RECORDED DATA:

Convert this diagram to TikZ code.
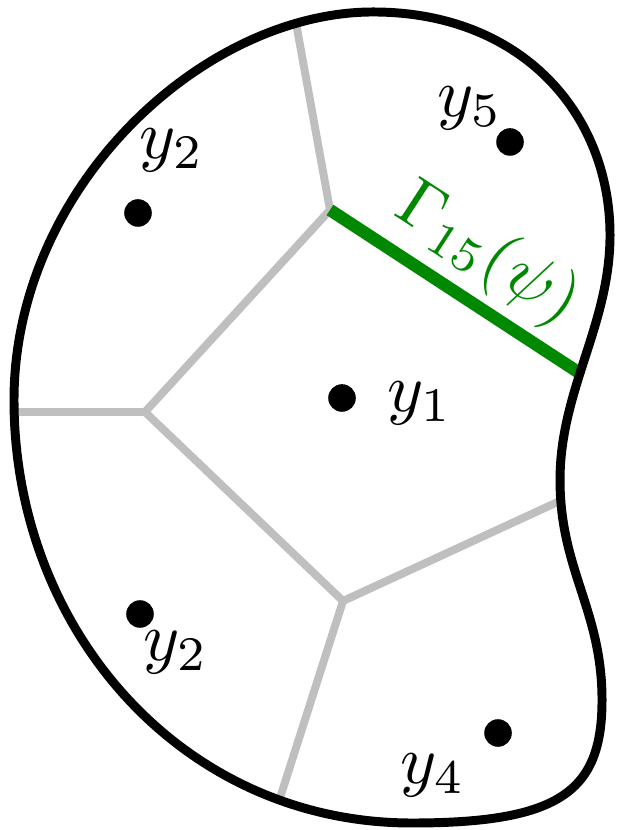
\documentclass[tikz,border=0pt]{standalone}
\usepackage{amsmath}
\usetikzlibrary{calc}
\definecolor{facetgreen}{RGB}{0,136,0}
\tikzset{
    border/.style={draw=black, line width=1.3pt, line join=round},
    voronoi/.style={draw=black!25, line width=1.15pt},
    facet/.style={draw=facetgreen, line width=1.8pt},
    site/.style={circle, fill=black, inner sep=0pt, minimum size=4pt},
    lbl/.style={inner sep=0pt}
}

\begin{document}
\begin{tikzpicture}[x=0.145pt, y=-0.145pt]
    \useasboundingbox (0,0) rectangle (616,830);
    % cell vertices and where the cells meet the boundary
    \coordinate (vA) at (330,210);
    \coordinate (vB) at (145,412);
    \coordinate (vC) at (343,601);
    \coordinate (bTop) at (296,23);
    \coordinate (bLeft) at (14,412);
    \coordinate (bRight) at (562,500);
    \coordinate (bBot) at (279,801);
    \coordinate (bGreen) at (581,374);
    \draw [voronoi] (bTop) -- (vA) -- (vB) -- (bLeft);
    \draw [voronoi] (vB) -- (vC) -- (bRight);
    \draw [voronoi] (vC) -- (bBot);
    \draw [facet] (vA) -- (bGreen);
    % the domain
    \draw [border] (373,12) .. controls (203,12) and (14,187) .. (14,400)
        .. controls (14,630) and (182,823) .. (412,823)
        .. controls (562,823) and (602,790) .. (602,700)
        .. controls (602,610) and (560,570) .. (560,480)
        .. controls (560,390) and (610,325) .. (610,235)
        .. controls (610,115) and (523,12) .. (373,12) -- cycle;
    % sites
    \node [site] (s1) at (342,398) {};
    \node [site] (s2) at (138,213) {};
    \node [site] (s3) at (140,614) {};
    \node [site] (s4) at (498,733) {};
    \node [site] (s5) at (510,142) {};
    \node [lbl] (l1) at (420,403) {$y_1$};
    \node [lbl] (l2) at (172,150) {$y_2$};
    \node [lbl] (l3) at (176,652) {$y_2$};
    \node [lbl] (l4) at (433,775) {$y_4$};
    \node [lbl] (l5) at (470,108) {$y_5$};
    \node [lbl, text=facetgreen, rotate=-33] (lg) at (487,255) {$\Gamma_{15}(\psi)$};
\end{tikzpicture}
\end{document}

SET EXERCISE:
Leave the images out, please, and restate each line word for word.

EXERCISE RESULT:
Convert this diagram to TikZ code.
\documentclass[tikz,border=0pt]{standalone}
\usepackage{amsmath}
\usetikzlibrary{calc}
\definecolor{facetgreen}{RGB}{0,136,0}
\tikzset{
    border/.style={draw=black, line width=1.3pt, line join=round},
    voronoi/.style={draw=black!25, line width=1.15pt},
    facet/.style={draw=facetgreen, line width=1.8pt},
    site/.style={circle, fill=black, inner sep=0pt, minimum size=4pt},
    lbl/.style={inner sep=0pt}
}

\begin{document}
\begin{tikzpicture}[x=0.145pt, y=-0.145pt]
    \useasboundingbox (0,0) rectangle (616,830);
    % cell vertices and where the cells meet the boundary
    \coordinate (vA) at (330,210);
    \coordinate (vB) at (145,412);
    \coordinate (vC) at (343,601);
    \coordinate (bTop) at (296,23);
    \coordinate (bLeft) at (14,412);
    \coordinate (bRight) at (562,500);
    \coordinate (bBot) at (279,801);
    \coordinate (bGreen) at (581,374);
    \draw [voronoi] (bTop) -- (vA) -- (vB) -- (bLeft);
    \draw [voronoi] (vB) -- (vC) -- (bRight);
    \draw [voronoi] (vC) -- (bBot);
    \draw [facet] (vA) -- (bGreen);
    % the domain
    \draw [border] (373,12) .. controls (203,12) and (14,187) .. (14,400)
        .. controls (14,630) and (182,823) .. (412,823)
        .. controls (562,823) and (602,790) .. (602,700)
        .. controls (602,610) and (560,570) .. (560,480)
        .. controls (560,390) and (610,325) .. (610,235)
        .. controls (610,115) and (523,12) .. (373,12) -- cycle;
    % sites
    \node [site] (s1) at (342,398) {};
    \node [site] (s2) at (138,213) {};
    \node [site] (s3) at (140,614) {};
    \node [site] (s4) at (498,733) {};
    \node [site] (s5) at (510,142) {};
    \node [lbl] (l1) at (420,403) {$y_1$};
    \node [lbl] (l2) at (172,150) {$y_2$};
    \node [lbl] (l3) at (176,652) {$y_2$};
    \node [lbl] (l4) at (433,775) {$y_4$};
    \node [lbl] (l5) at (470,108) {$y_5$};
    \node [lbl, text=facetgreen, rotate=-33] (lg) at (487,255) {$\Gamma_{15}(\psi)$};
\end{tikzpicture}
\end{document}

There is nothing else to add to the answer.